To suggest that appropriation of a cultural expression of one religion by another is evidence of syncretism, or the expression of fundamentally the same religion, is an unproved assumption.  The depiction of Christ in the robes of a Roman emperor does not prove a syncretic Christianity; rather either Christians were being discreet ( since to be a Christian was very risky) by deliberately confusing the two, or were also claiming in this way that the ultimate Lord was Jesus.

The question ought also to be asked whether the exhibition is entirely correct in characterizing religion as “belief systems”. This reduces the religion of communities to sets of abstract ideas to be promulgated by various means. What constitutes religion is a matter of continued discussion and research; religions comprise practices and rituals, commitments, expressions of relationships  between people, and the exercise of social and political power, all related to a ‘greater power’ held to bind the various experiences of life into one. Therefore the notion that there may be one fundamental idea expressed in different belief systems is itself a ‘persuasive’ definition of religion.

Vinay Samuel (India) notes that In the ongoing discussion about the religious imagination of world and local religions, world religions look beyond local boundaries to make claims about the rest of the world and are missionary in their approach. All the religions in the exhibition proposed a common narrative for all humanity with a particularist view of what the world looked like to them. In contrast local religions were held to be confined to their own territory. But study shows that these religions also had a view of the world beyond themselves.

“The Enlightenment suggested that the whole of reality can be explained by a universal narrative on the model of maths and science. This was backed from the eighteenth to the twentieth century by the power of the European empires.
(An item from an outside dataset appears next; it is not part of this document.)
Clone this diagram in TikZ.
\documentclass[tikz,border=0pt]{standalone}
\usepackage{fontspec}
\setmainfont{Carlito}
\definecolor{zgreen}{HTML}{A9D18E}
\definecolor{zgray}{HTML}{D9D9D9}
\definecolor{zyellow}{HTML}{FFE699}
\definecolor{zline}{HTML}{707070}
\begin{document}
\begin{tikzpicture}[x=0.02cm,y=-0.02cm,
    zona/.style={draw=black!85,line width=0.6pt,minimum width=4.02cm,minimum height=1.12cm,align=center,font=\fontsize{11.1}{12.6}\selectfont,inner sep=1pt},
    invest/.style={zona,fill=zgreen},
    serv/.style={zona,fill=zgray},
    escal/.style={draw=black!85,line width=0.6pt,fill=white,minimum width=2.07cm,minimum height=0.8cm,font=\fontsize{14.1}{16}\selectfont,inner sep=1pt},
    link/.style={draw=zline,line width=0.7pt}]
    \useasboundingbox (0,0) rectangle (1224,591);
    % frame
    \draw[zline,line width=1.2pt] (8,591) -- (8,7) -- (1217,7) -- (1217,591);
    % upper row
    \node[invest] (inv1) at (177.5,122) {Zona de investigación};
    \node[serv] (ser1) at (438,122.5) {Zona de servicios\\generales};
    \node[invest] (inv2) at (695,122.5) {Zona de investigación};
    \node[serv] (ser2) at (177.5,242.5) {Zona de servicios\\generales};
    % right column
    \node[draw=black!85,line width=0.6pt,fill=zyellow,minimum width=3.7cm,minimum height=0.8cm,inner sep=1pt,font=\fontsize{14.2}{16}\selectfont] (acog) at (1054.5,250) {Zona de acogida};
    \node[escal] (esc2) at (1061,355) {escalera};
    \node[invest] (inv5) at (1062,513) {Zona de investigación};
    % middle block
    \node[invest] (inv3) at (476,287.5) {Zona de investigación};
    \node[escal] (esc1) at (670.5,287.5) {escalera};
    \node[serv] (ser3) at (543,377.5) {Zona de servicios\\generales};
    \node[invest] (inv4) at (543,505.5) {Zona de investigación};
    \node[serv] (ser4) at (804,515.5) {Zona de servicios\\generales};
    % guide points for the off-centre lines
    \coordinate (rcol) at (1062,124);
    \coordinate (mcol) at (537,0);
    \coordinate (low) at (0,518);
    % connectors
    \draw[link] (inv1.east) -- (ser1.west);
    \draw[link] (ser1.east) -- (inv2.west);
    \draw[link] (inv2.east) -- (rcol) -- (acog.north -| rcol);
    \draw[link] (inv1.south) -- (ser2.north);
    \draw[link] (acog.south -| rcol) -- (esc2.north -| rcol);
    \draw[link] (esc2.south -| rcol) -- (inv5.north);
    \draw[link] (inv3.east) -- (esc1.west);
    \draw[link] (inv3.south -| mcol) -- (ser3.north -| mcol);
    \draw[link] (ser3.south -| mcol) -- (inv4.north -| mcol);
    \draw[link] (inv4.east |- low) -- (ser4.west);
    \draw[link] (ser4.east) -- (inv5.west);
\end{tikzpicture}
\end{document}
The post-modern rejection of modernity has now removed that support and elevated the credibility of various centres of explaining the world.

It is therefore strange to encounter an exhibition at the centre of a leading global university that continues to interpret religious experience in terms of the enlightenment paradigm of a universal narrative. This colonialist view, underlying the Imagining the Divine Exhibition, which tries to explain the whole universe in terms of its one narrative is outdated in a polycentric pluralistic world,” said Dr Samuel

The biblical records take a different view. The Jerusalem Council of Acts 15 recognized the religious identity and traditions of the Gentiles who had become Christian, and allowed their own expressions of Christian faith except to abstain from food polluted by idolatry, sexual immorality, the meat of strangled animals and  from blood.

Biblically founded Christian faith, centred on the creation of man and woman and on Christology, recognizes the validity of people’s own religious identity and narratives as centres contributing to a polycentric whole. Such a view underlies the difference of Anglicanism from the Roman Catholic Church.

Much may be learnt about the spread of the various major religions of the world in the first millennium, misleadingly characterized as the Dark Ages.  Dr Peter Frankopan’s book “The Silk Roads: A New History of the World” looks at the fascinating interaction of religion, cultures and peoples from the Mediterranean to central Asia giving a view of world history from a non-Eurocentric point of view.  He is to lecture on Faith and Co-Operation along the Silk Roads at the Ashmolean on Saturday February 3.